→ **STORED DATA**
════════════════════

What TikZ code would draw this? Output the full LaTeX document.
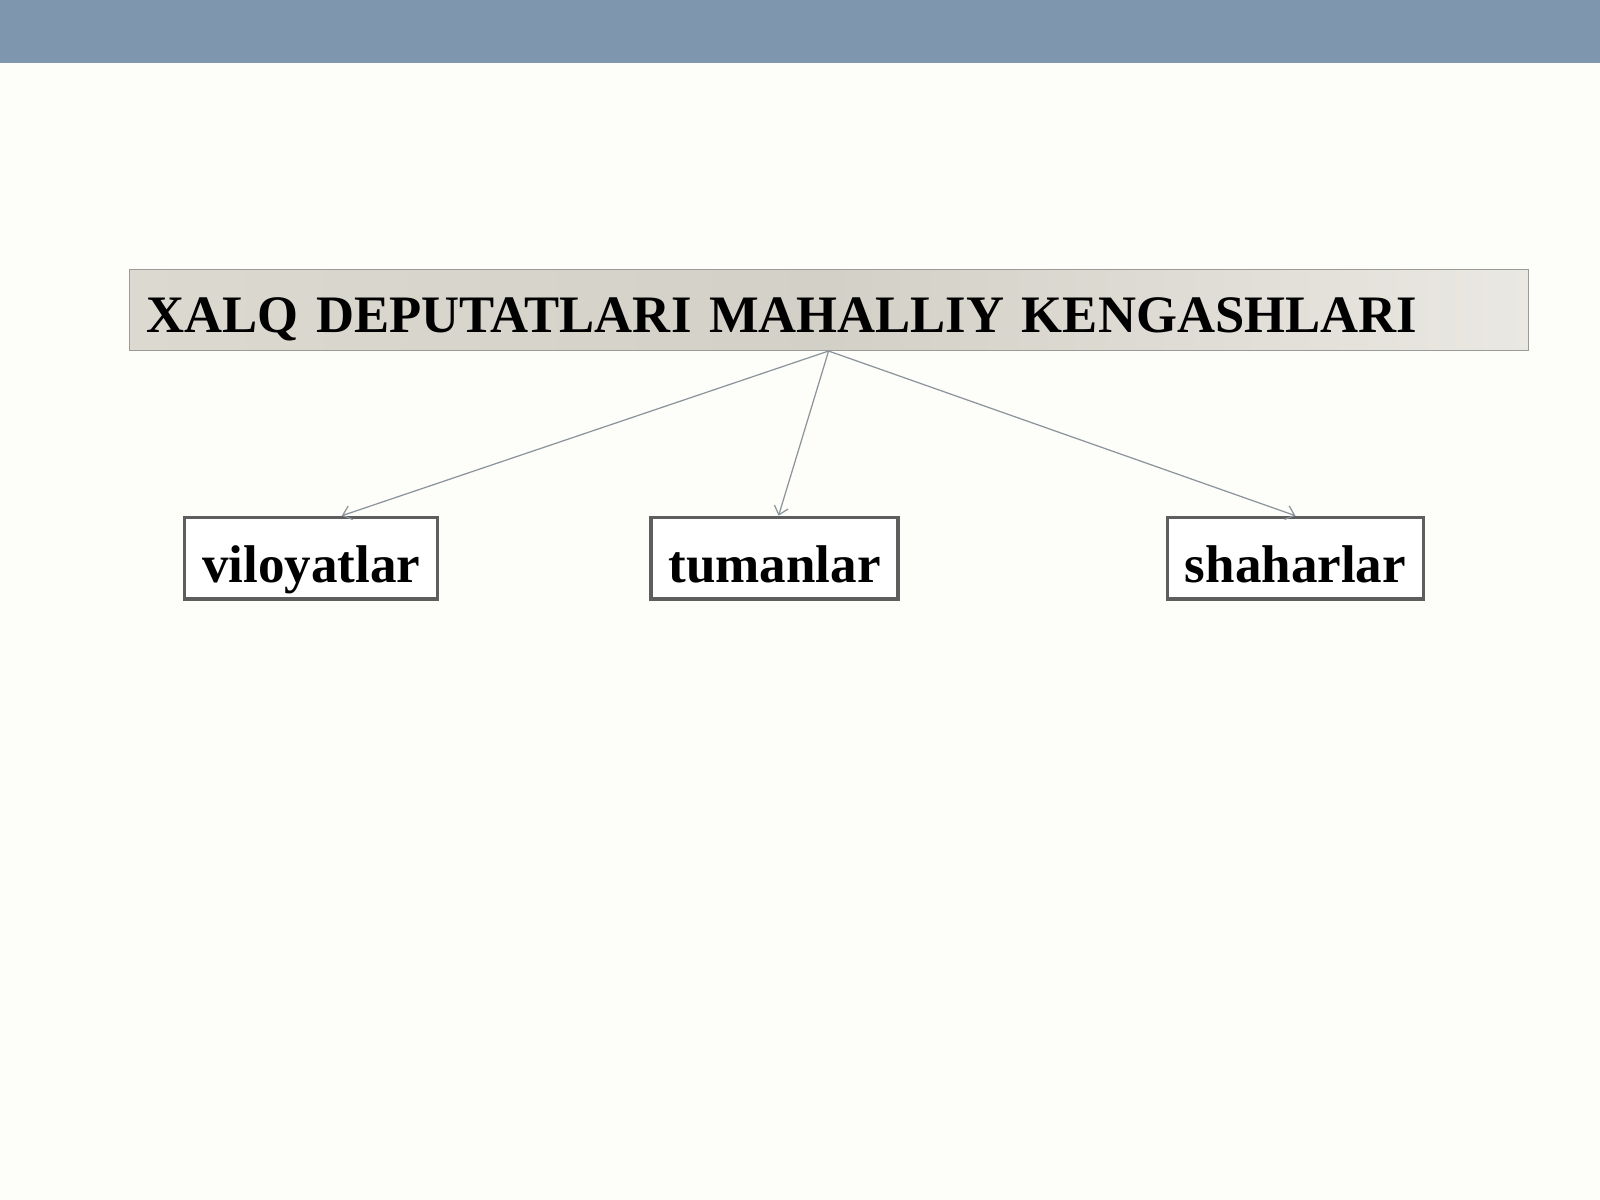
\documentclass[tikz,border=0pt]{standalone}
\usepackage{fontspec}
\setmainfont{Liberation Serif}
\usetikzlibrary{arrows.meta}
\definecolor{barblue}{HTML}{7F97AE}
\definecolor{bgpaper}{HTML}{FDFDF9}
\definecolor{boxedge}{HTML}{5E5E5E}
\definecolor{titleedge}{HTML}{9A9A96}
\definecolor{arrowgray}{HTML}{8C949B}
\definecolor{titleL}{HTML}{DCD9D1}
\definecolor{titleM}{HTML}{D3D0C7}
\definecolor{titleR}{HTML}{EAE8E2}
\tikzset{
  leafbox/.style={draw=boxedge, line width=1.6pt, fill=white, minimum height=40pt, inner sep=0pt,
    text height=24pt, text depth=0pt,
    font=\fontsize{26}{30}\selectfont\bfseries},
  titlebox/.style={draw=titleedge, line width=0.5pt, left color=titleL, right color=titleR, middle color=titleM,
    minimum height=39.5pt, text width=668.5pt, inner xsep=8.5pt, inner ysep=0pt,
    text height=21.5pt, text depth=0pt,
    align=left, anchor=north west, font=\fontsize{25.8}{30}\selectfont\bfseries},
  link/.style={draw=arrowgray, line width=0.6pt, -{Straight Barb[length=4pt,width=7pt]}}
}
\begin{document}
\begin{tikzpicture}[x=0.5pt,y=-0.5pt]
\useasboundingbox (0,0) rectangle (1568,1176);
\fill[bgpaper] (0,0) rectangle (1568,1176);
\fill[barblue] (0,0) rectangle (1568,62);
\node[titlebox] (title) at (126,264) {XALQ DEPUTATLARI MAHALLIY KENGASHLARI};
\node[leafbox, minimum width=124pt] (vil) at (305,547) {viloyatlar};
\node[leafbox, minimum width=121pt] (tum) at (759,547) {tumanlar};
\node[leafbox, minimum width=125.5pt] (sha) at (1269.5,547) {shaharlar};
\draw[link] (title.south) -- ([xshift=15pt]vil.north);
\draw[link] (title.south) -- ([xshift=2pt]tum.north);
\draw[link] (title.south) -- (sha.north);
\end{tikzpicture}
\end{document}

════════════════════

→ **PROBLEM DETAILS**
Gather every line containing the word "draw" and copy it.

→ **THE REPLY**
What TikZ code would draw this? Output the full LaTeX document.
  leafbox/.style={draw=boxedge, line width=1.6pt, fill=white, minimum height=40pt, inner sep=0pt,
  titlebox/.style={draw=titleedge, line width=0.5pt, left color=titleL, right color=titleR, middle color=titleM,
  link/.style={draw=arrowgray, line width=0.6pt, -{Straight Barb[length=4pt,width=7pt]}}
\draw[link] (title.south) -- ([xshift=15pt]vil.north);
\draw[link] (title.south) -- ([xshift=2pt]tum.north);
\draw[link] (title.south) -- (sha.north);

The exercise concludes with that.